What is being asked:
Copy down all of the data underneath, exactly as shown.

======

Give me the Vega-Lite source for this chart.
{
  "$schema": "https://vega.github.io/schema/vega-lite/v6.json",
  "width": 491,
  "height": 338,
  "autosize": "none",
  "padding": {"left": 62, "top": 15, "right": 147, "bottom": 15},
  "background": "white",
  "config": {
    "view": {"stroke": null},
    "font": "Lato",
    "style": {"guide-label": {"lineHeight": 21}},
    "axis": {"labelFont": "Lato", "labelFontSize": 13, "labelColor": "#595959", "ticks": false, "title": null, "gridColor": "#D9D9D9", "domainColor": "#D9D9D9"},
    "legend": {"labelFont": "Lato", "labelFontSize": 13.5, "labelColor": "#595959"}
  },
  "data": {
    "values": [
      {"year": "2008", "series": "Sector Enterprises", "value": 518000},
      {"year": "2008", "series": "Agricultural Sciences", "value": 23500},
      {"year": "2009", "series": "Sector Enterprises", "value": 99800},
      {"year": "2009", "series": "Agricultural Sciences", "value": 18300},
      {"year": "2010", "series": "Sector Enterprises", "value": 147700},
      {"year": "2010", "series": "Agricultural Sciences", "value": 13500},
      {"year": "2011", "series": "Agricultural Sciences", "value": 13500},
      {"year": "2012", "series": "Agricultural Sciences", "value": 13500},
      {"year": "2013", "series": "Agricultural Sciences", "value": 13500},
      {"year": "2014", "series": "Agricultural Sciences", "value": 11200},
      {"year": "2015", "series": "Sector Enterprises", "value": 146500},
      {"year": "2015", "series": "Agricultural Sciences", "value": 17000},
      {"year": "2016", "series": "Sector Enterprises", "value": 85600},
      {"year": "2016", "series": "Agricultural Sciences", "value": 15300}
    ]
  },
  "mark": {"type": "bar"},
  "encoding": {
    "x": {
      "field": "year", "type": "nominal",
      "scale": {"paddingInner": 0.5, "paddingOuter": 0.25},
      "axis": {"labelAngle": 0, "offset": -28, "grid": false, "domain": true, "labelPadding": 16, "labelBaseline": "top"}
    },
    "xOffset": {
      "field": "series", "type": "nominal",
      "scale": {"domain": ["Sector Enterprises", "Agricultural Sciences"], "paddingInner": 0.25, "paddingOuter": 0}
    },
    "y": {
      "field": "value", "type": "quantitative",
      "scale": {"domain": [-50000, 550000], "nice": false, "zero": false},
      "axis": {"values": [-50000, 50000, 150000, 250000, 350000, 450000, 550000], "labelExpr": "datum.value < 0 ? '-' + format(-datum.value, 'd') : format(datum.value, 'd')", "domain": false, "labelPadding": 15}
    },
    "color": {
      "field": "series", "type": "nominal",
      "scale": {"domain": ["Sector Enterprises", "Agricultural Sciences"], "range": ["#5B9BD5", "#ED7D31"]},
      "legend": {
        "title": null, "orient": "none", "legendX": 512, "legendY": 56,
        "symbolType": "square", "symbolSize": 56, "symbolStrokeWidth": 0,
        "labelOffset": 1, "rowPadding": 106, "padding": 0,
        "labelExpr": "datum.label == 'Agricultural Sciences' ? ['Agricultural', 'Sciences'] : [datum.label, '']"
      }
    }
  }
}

======

Exercise answer:
Give me the Vega-Lite source for this chart.
{
  "$schema": "https://vega.github.io/schema/vega-lite/v6.json",
  "width": 491,
  "height": 338,
  "autosize": "none",
  "padding": {"left": 62, "top": 15, "right": 147, "bottom": 15},
  "background": "white",
  "config": {
    "view": {"stroke": null},
    "font": "Lato",
    "style": {"guide-label": {"lineHeight": 21}},
    "axis": {"labelFont": "Lato", "labelFontSize": 13, "labelColor": "#595959", "ticks": false, "title": null, "gridColor": "#D9D9D9", "domainColor": "#D9D9D9"},
    "legend": {"labelFont": "Lato", "labelFontSize": 13.5, "labelColor": "#595959"}
  },
  "data": {
    "values": [
      {"year": "2008", "series": "Sector Enterprises", "value": 518000},
      {"year": "2008", "series": "Agricultural Sciences", "value": 23500},
      {"year": "2009", "series": "Sector Enterprises", "value": 99800},
      {"year": "2009", "series": "Agricultural Sciences", "value": 18300},
      {"year": "2010", "series": "Sector Enterprises", "value": 147700},
      {"year": "2010", "series": "Agricultural Sciences", "value": 13500},
      {"year": "2011", "series": "Agricultural Sciences", "value": 13500},
      {"year": "2012", "series": "Agricultural Sciences", "value": 13500},
      {"year": "2013", "series": "Agricultural Sciences", "value": 13500},
      {"year": "2014", "series": "Agricultural Sciences", "value": 11200},
      {"year": "2015", "series": "Sector Enterprises", "value": 146500},
      {"year": "2015", "series": "Agricultural Sciences", "value": 17000},
      {"year": "2016", "series": "Sector Enterprises", "value": 85600},
      {"year": "2016", "series": "Agricultural Sciences", "value": 15300}
    ]
  },
  "mark": {"type": "bar"},
  "encoding": {
    "x": {
      "field": "year", "type": "nominal",
      "scale": {"paddingInner": 0.5, "paddingOuter": 0.25},
      "axis": {"labelAngle": 0, "offset": -28, "grid": false, "domain": true, "labelPadding": 16, "labelBaseline": "top"}
    },
    "xOffset": {
      "field": "series", "type": "nominal",
      "scale": {"domain": ["Sector Enterprises", "Agricultural Sciences"], "paddingInner": 0.25, "paddingOuter": 0}
    },
    "y": {
      "field": "value", "type": "quantitative",
      "scale": {"domain": [-50000, 550000], "nice": false, "zero": false},
      "axis": {"values": [-50000, 50000, 150000, 250000, 350000, 450000, 550000], "labelExpr": "datum.value < 0 ? '-' + format(-datum.value, 'd') : format(datum.value, 'd')", "domain": false, "labelPadding": 15}
    },
    "color": {
      "field": "series", "type": "nominal",
      "scale": {"domain": ["Sector Enterprises", "Agricultural Sciences"], "range": ["#5B9BD5", "#ED7D31"]},
      "legend": {
        "title": null, "orient": "none", "legendX": 512, "legendY": 56,
        "symbolType": "square", "symbolSize": 56, "symbolStrokeWidth": 0,
        "labelOffset": 1, "rowPadding": 106, "padding": 0,
        "labelExpr": "datum.label == 'Agricultural Sciences' ? ['Agricultural', 'Sciences'] : [datum.label, '']"
      }
    }
  }
}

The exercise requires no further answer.